** Goal **
Repeat what the lines below say, word for word, and skip every image.

### Provided material ###

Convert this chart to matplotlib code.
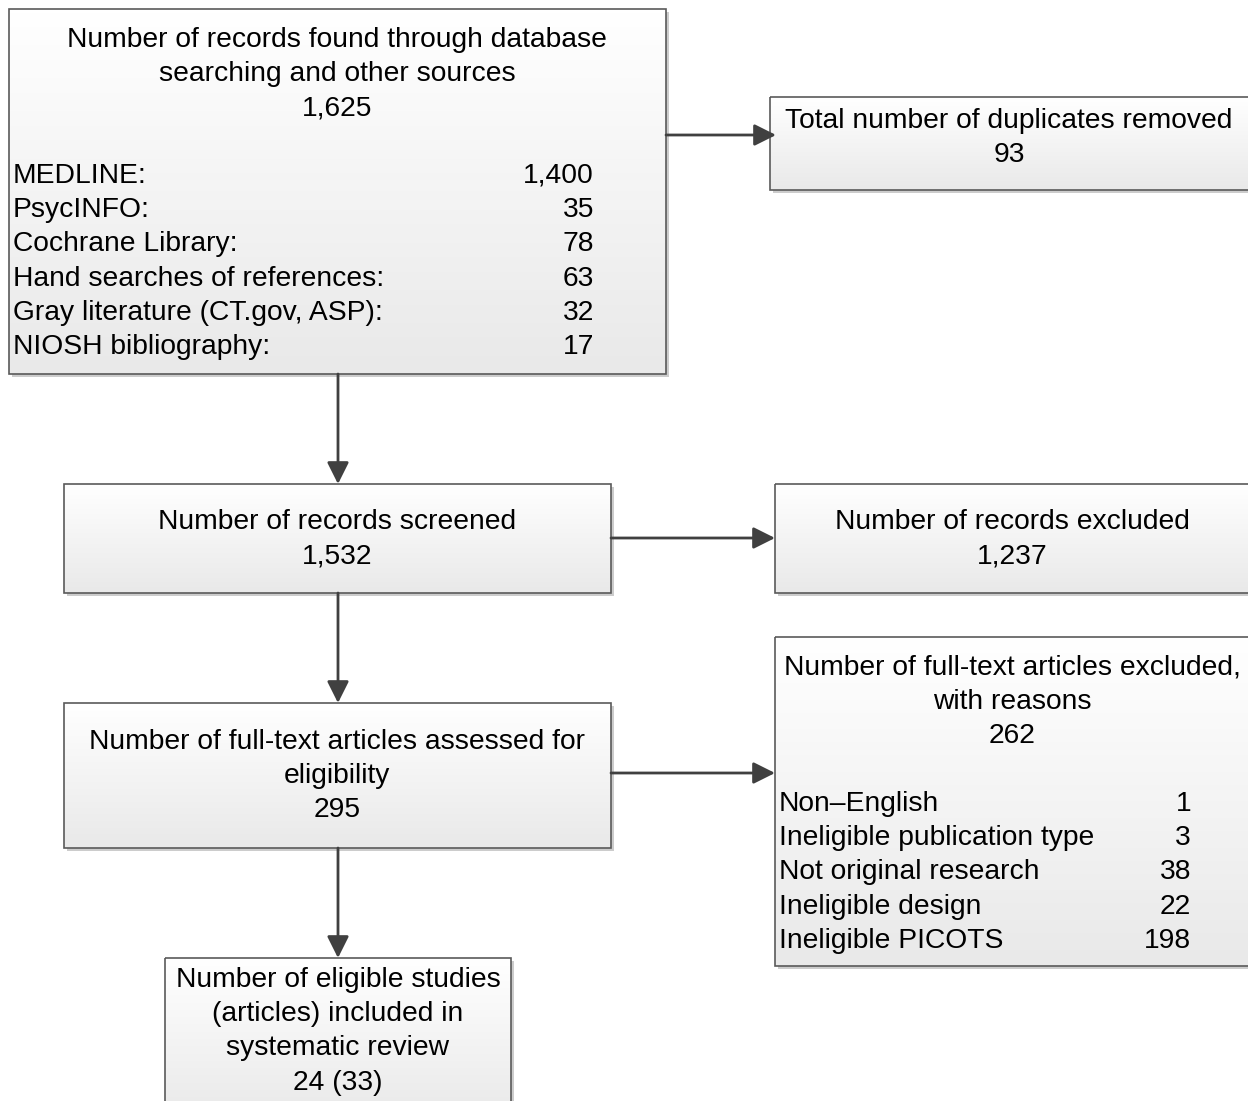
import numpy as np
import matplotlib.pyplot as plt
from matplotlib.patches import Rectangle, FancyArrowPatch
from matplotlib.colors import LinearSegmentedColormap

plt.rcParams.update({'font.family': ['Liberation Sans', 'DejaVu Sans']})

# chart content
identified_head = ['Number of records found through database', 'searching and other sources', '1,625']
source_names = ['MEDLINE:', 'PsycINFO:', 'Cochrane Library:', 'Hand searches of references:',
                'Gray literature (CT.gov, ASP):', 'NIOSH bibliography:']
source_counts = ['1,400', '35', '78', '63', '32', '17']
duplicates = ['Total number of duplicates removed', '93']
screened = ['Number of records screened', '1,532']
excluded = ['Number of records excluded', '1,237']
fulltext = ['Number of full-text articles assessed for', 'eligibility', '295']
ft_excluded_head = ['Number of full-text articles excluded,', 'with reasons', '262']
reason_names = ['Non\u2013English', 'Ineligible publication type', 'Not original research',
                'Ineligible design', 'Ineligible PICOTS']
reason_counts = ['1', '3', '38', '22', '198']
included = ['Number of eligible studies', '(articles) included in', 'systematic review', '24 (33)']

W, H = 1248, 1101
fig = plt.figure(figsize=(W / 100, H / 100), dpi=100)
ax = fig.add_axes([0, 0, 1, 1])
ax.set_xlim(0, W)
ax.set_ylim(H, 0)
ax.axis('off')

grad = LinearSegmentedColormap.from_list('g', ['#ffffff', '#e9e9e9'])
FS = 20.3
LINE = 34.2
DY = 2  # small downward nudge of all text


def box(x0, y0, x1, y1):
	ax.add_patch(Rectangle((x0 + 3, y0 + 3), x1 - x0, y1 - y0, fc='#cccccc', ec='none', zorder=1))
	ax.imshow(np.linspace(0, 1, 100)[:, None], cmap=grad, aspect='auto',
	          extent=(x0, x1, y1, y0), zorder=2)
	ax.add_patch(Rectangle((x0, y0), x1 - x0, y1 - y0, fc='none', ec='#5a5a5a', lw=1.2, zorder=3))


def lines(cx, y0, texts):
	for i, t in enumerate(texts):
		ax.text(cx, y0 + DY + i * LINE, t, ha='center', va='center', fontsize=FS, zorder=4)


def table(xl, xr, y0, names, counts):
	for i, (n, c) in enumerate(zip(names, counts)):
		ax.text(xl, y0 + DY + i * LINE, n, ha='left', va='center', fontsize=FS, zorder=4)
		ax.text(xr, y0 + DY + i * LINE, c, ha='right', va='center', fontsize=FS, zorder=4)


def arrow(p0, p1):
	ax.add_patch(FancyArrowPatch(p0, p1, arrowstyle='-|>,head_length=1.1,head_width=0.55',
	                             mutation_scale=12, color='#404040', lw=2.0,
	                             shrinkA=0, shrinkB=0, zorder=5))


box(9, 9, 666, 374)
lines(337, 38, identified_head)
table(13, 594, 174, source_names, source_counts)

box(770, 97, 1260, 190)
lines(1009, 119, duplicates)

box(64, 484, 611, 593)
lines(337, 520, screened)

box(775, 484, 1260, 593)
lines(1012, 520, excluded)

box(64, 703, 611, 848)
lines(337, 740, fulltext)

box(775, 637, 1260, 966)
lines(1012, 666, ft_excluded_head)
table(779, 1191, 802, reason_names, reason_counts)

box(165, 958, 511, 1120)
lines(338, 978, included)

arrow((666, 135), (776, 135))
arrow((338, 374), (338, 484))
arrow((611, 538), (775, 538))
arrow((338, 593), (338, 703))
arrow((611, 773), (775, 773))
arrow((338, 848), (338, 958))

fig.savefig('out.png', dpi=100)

###

** Response for this exercise **
Convert this chart to matplotlib code.
import numpy as np
import matplotlib.pyplot as plt
from matplotlib.patches import Rectangle, FancyArrowPatch
from matplotlib.colors import LinearSegmentedColormap

plt.rcParams.update({'font.family': ['Liberation Sans', 'DejaVu Sans']})

# chart content
identified_head = ['Number of records found through database', 'searching and other sources', '1,625']
source_names = ['MEDLINE:', 'PsycINFO:', 'Cochrane Library:', 'Hand searches of references:',
                'Gray literature (CT.gov, ASP):', 'NIOSH bibliography:']
source_counts = ['1,400', '35', '78', '63', '32', '17']
duplicates = ['Total number of duplicates removed', '93']
screened = ['Number of records screened', '1,532']
excluded = ['Number of records excluded', '1,237']
fulltext = ['Number of full-text articles assessed for', 'eligibility', '295']
ft_excluded_head = ['Number of full-text articles excluded,', 'with reasons', '262']
reason_names = ['Non\u2013English', 'Ineligible publication type', 'Not original research',
                'Ineligible design', 'Ineligible PICOTS']
reason_counts = ['1', '3', '38', '22', '198']
included = ['Number of eligible studies', '(articles) included in', 'systematic review', '24 (33)']

W, H = 1248, 1101
fig = plt.figure(figsize=(W / 100, H / 100), dpi=100)
ax = fig.add_axes([0, 0, 1, 1])
ax.set_xlim(0, W)
ax.set_ylim(H, 0)
ax.axis('off')

grad = LinearSegmentedColormap.from_list('g', ['#ffffff', '#e9e9e9'])
FS = 20.3
LINE = 34.2
DY = 2  # small downward nudge of all text


def box(x0, y0, x1, y1):
	ax.add_patch(Rectangle((x0 + 3, y0 + 3), x1 - x0, y1 - y0, fc='#cccccc', ec='none', zorder=1))
	ax.imshow(np.linspace(0, 1, 100)[:, None], cmap=grad, aspect='auto',
	          extent=(x0, x1, y1, y0), zorder=2)
	ax.add_patch(Rectangle((x0, y0), x1 - x0, y1 - y0, fc='none', ec='#5a5a5a', lw=1.2, zorder=3))


def lines(cx, y0, texts):
	for i, t in enumerate(texts):
		ax.text(cx, y0 + DY + i * LINE, t, ha='center', va='center', fontsize=FS, zorder=4)


def table(xl, xr, y0, names, counts):
	for i, (n, c) in enumerate(zip(names, counts)):
		ax.text(xl, y0 + DY + i * LINE, n, ha='left', va='center', fontsize=FS, zorder=4)
		ax.text(xr, y0 + DY + i * LINE, c, ha='right', va='center', fontsize=FS, zorder=4)


def arrow(p0, p1):
	ax.add_patch(FancyArrowPatch(p0, p1, arrowstyle='-|>,head_length=1.1,head_width=0.55',
	                             mutation_scale=12, color='#404040', lw=2.0,
	                             shrinkA=0, shrinkB=0, zorder=5))


box(9, 9, 666, 374)
lines(337, 38, identified_head)
table(13, 594, 174, source_names, source_counts)

box(770, 97, 1260, 190)
lines(1009, 119, duplicates)

box(64, 484, 611, 593)
lines(337, 520, screened)

box(775, 484, 1260, 593)
lines(1012, 520, excluded)

box(64, 703, 611, 848)
lines(337, 740, fulltext)

box(775, 637, 1260, 966)
lines(1012, 666, ft_excluded_head)
table(779, 1191, 802, reason_names, reason_counts)

box(165, 958, 511, 1120)
lines(338, 978, included)

arrow((666, 135), (776, 135))
arrow((338, 374), (338, 484))
arrow((611, 538), (775, 538))
arrow((338, 593), (338, 703))
arrow((611, 773), (775, 773))
arrow((338, 848), (338, 958))

fig.savefig('out.png', dpi=100)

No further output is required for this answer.